The MLA blames the Bharatiya Janata Party and the Vishwa Hindu Parishad for regularly conducting programmes that disrupt trade and normal life. “They create controversies and hurdles in development and try to disrupt harmony. Just recently, traders in large numbers met me and complained about them.”
Notably, there are sections in Ayodhya who are on course to suing the VHP for all the financial losses suffered by the town over the last two decades.
There seems to be nothing substantial on the cards for locals, besides religion-based tourism. However, Mr. Pandey’s solution for improving livelihoods may well come as a disappointment for locals. “Building more guesthouses will directly benefit traders as pilgrims will flock here and the sale of ritual items will increase,” he says.
Locals recall how the “Dastkari Haat [handicraft exhibition]” which would be held on the banks of the Saryu, would bring them rich dividend. Faizabad’s footwear industry is also a shadow of its thriving past. Traders recall a time prior to 1992 when the industry was comparable to those in Agra and Kanpur. Traders from Bengal, Bihar and Nepal would come here for business and raw material. But today, entrepreneurs have stayed out due to the absence of a stable environment.
Education has suffered too. Each time the Ram Mandir issue surfaces, schools and colleges turn into rest-houses for security personnel. Locals do not present a favourable opinion of the various Sankrit degree colleges in the region.
Revamp Buddhist Culture?
Vineet Maurya (41) — the first person to be profiled in Ms. Dubey’s book — has campaigned, for many years, in favour of revamping Ayodhya’s Buddhist culture. Mr. Maurya believes restoring such spots is the only way of attracting large number of tourists as well as grants from foreign countries.
“Only the mutts benefit due to pilgrims. What about rest of the residents? And why only talk of Hindu-Muslims? Will a place with such a polarised atmosphere ever become a tourist hub?” he asks.
Mr. Maurya has written letters to the archaeological department, the Chief Minister and the Home Ministry to carry out carbon-dating and declare historical locations such as Mani Parbhat and Sugriva Tila as Buddhist tourist spots.

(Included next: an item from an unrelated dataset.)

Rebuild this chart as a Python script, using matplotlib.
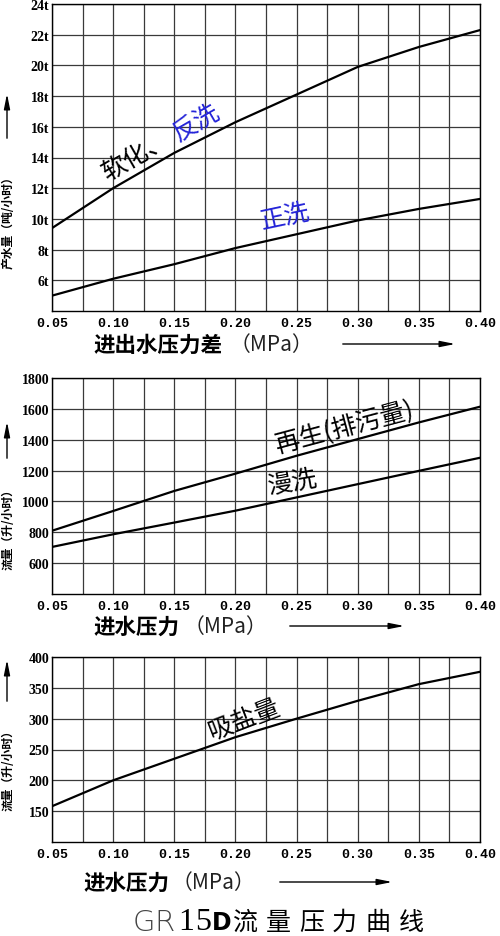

Mr. Maurya’s idea is not that far-fetched for all the outrage it may seem to generate. In 2001, the Mayor of South Korean city Kim-Hae invited Ayodhya to sign a Sister City Bond. According to Korean folklore, Queen Heo Hwang-Ock — daughter of an Ayodhya king and who is said to have later become Queen of the ancient Kaya kingdom of Korea — travelled there from Ayodhya around 2000 years ago.
Buoyed by this, researchers have, over the past decade, been busy in substantiating the link between Ayodhya and Korea. Ayodhya even came close to receiving a Rs.200-crore grant from Korea as a mark of friendship.
However, for all that hype, Ayodhya had to settle for a memorial on the Saryu’s banks to commemorate the birthplace of Queen Hwang-Ock. It does not even find mention in any tourism brochures or websites.
Meanwhile, there is an emerging controversy that right-wing groups are allegedly not allowing any sort of repair work on old religious places belonging to minority communities. An RTI was filed in this matter and locals are mulling over filing a PIL in the Allahabad High Court, says Anil Singh, a Faizabad-based professor and social activist.
“These mosques are being converted into khandhars [ruins] and not even the smallest repair work is being allowed by right-wing elements,” Mr. Singh said.
A land dispute concerning the site is already in court. According to Mr. Maurya, who is the petitioner, 43 out 67 acres of acquired land for the Ram Janmabhoomi is disputed. “It was farming land. Compensation for the land in 1989 was Rs.15 per sq. foot but we got only Rs.2.40. We are demanding for Rs.20.”
The court is also hearing a case seeking that VHP account for all the money it has collected for the Ram Janmabhoomi movement.